= Università Cattolica del Sacro Cuore Schools =

Università Cattolica del Sacro Cuore Schools (English: Catholic University of the Sacred Heart) are the schools (facoltà) within the Italian university Università Cattolica del Sacro Cuore granting undergraduate and graduate degrees.

==History==
The Cattolica was founded in 1921. Classes began in Milan, in S.Agnese 2 with two faculties: Social Sciences and Humanities. Over the years other faculties were established, up to the current 12.

==Academics==
The schools offer Bachelor of Science and Master of Science in different fields. In addition to these, the university runs several double degree programs with other institutions throughout the world. Degrees are offered both in Italian and in English.

==Schools==

===School of Agriculture (Piacenza-Cremona)===
The School was established in 1951. It allows students from the Cattolica University, with the activation of the double degree with Wageningen University, to achieve two qualifications : master's degree in "Economics and management of agro-food system" (Italy) and the Master in "Management, economics and consumer sciences" (Netherlands).

===School of Banking, Financial and Insurance===
The School (1990), is the only faculty in Italy focused in the disciplines of banking and finance.
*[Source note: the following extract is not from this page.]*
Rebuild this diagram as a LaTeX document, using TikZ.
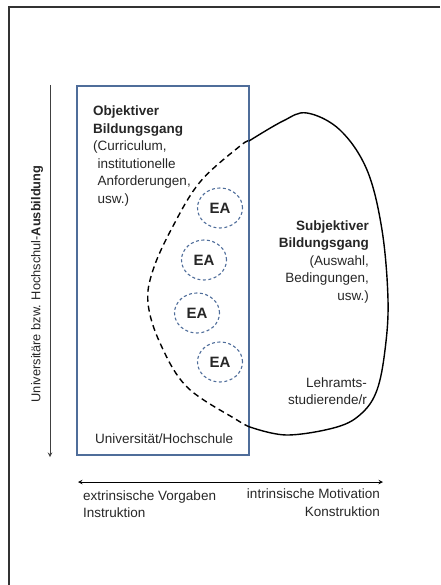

The studies can be traced mainly in four areas: general economics, legal, mathematical-statistical and business. In recent years has also granted the degree course "Banking and finance" completely in English.

===School of Economics===
The UCSC School of Economics was founded in 1947. It provides for daytime courses but also in the evening, graduate courses in collaboration with other faculties and courses completely taught in English as "Economics" and "International Management". Since the academic year 2000/2001, on the campus of the seat of Rome, in collaboration with the Faculty of Medicine and Surgery has introduced the course "Economics and management of healthcare organizations."

===School of Economics and Law (Piacenza-Cremona)===
This school (1990), in addition to the traditional, courses is characterized by the offer of the course "International Management" double degree that allows the students to study 2 years in Piacenza and another 2 years in a foreign university, thereby achieving a double degree.

===School of Education===
The School of Education was founded in 1936. Originally was called faculty of teaching; since 1996 takes place a radical transformation and innovation that led to the establishment of the Faculty of Education.

===School of Language and Literatures===
UCSC School of Language and Literatures (1991), is characterized by a core educational drive, which leads to the learning of two major European languages: English, French, Russian, Spanish, German, to which is added to the study of Chinese and Arabic for the curriculum in "Language Expert for international relations."

===School of Law===
The School of Law is among the first schools set up at Cattolica (1924) and has long been one of the most coveted areas of instruction at the university.

===School of Letters and Philosophy===
The School of Letters and Philosophy (1924) is characterized by an offer on teaching science literature (classical and modern), philosophical, historical, artistic and archaeological, communication, cultural heritage and Arts and Entertainment.

===School of Mathematical, Physical and Natural Sciences (Brescia)===
This school was founded in 1968 in Brescia. Classes have officially started in 1971 with a degree in "Mathematics", initially with the didactic address, then the ' address application and with the general. In 1997 was launched a degree course in "Physics" with the broad matter physics, environmental physics and physics of biosystems. In 2000 it was set up the new home of the Good Shepherd in Via dei Musei 41, characterized by new spaces for teaching, research and new laboratories of Computer Science and Physics, including the laboratories of Physics of Matter, prepared with the contribution of the National Institute for the Physics of Matter.

===School of Medicine "Agostino Gemelli" (Rome)===
The medical school (1958) is affiliated to the Agostino Gemelli University Polyclinic and also manages the John Paul II Foundation for Research and Treatment in Campobasso. In view of the introduction of a course of medicine completely in English, the teaching faculty teamed with University of Pittsburgh.

===School of Political and Social Sciences===
This school was founded in 1926. Originally was called "school of political and social sciences", which became in 1931 "faculty of political science, economics and trade", and in 1936 becomes the "Political Science Department".

===School of Psychology===
This school, founded in 1999, had its origin when Agostino Gemelli founded in 1924, the institute of psychology and biology characterized by innovative research tools for the time. In 1958, the lab became a school of psychology and the psychology department in 1983. Ten years later, in 1993, the Faculty of Education puts the undergraduate degree in psychology in 1999 from where it will evolve in the faculty of psychology.